Concerns about the credit risk will be fuelled by the headlines and by BMO’s attempts in the last year to overtake CM for the “Most Likely to Walk into a Sharp Object” crown, what with their energy trading loss and the Apex / Sitka problems. They are also more involved in securitization than most Canadian banks, and securitization doesn’t give as much security as it used to!
Their issues look cheap if they keep their Pfd-1 rating, a little expensive if they were to be marked down to Pfd-1(low).

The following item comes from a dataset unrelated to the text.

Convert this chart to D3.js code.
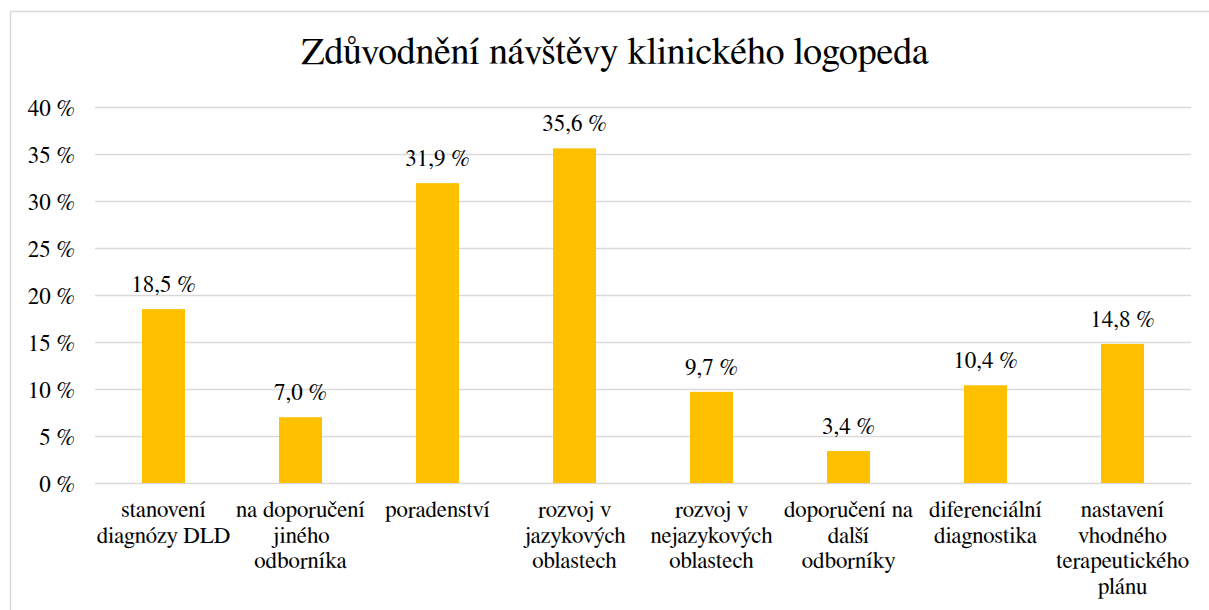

While I hasten to point out that I have seen no indication that such a mark-down is contemplated, and it is my view that such a mark-down would not be warranted, there will be some who disagree.
From the issuance perspective … there may be players who look at the balance sheets and make a decision: TD has done their issuance, BMO will be back for more. Therefore, mark down BMO because of the risk that next month they’ll be issuing at 6.0%. This is not a conclusion I would endorse, nor is it one that I would trade on if I had made that conclusion, but again, there will be some who disagree.
It’s a very good question, though … if I have time after the close, I’ll post some comparables for the two banks and add a few comments.
The BNS issue … well, it’s probably benefitting from the financial strength of BNS, the relative scarcity of BNS prefs, and the reset provision. There are some significant players who absolutely will not buy straight perps, and they’ve had pretty slim pickings for the past few years.